**THE EXERCISE:** Retype the opening lines of the listing below, ending with the line that contains "plt.rcParams['hatch.linewidth'] = 0.8", and leave out any pictures.

*** PROVIDED MATERIAL

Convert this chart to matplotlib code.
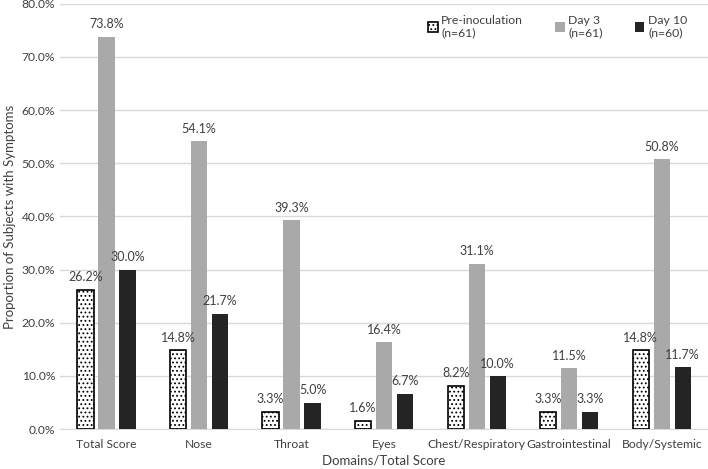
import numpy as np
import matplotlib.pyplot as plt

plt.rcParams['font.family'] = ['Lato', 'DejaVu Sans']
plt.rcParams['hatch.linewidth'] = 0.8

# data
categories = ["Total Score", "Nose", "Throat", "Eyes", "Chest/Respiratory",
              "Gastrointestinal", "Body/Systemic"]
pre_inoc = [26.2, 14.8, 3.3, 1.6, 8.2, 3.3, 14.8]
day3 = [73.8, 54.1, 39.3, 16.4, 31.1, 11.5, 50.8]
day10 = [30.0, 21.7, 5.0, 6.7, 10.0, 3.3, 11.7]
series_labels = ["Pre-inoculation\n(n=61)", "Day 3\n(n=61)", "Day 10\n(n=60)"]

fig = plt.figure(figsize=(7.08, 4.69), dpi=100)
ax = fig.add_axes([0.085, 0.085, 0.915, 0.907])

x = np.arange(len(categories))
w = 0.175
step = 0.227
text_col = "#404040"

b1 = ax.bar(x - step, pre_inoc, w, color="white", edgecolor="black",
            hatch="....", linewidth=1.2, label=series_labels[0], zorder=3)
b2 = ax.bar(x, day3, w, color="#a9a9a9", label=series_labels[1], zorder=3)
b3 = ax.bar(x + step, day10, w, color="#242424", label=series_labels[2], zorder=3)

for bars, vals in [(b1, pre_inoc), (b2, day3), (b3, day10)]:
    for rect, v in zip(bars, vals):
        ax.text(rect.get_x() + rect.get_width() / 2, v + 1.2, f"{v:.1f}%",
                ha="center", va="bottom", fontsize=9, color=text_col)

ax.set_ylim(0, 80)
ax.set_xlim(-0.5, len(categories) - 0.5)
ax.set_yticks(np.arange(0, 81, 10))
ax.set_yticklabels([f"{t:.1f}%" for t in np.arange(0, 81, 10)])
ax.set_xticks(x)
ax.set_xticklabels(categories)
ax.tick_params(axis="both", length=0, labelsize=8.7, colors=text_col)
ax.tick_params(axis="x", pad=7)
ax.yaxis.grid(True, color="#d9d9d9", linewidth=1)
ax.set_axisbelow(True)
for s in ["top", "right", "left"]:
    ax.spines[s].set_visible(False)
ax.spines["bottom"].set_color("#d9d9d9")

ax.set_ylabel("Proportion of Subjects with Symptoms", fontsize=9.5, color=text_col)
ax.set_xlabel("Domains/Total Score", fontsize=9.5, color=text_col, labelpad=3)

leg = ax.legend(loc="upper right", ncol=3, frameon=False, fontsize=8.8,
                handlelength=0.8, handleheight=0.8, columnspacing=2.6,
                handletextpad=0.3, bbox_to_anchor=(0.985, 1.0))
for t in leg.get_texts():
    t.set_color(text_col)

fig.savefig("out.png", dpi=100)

******

**ANSWER FOR THE TASK:**
Convert this chart to matplotlib code.
import numpy as np
import matplotlib.pyplot as plt

plt.rcParams['font.family'] = ['Lato', 'DejaVu Sans']
plt.rcParams['hatch.linewidth'] = 0.8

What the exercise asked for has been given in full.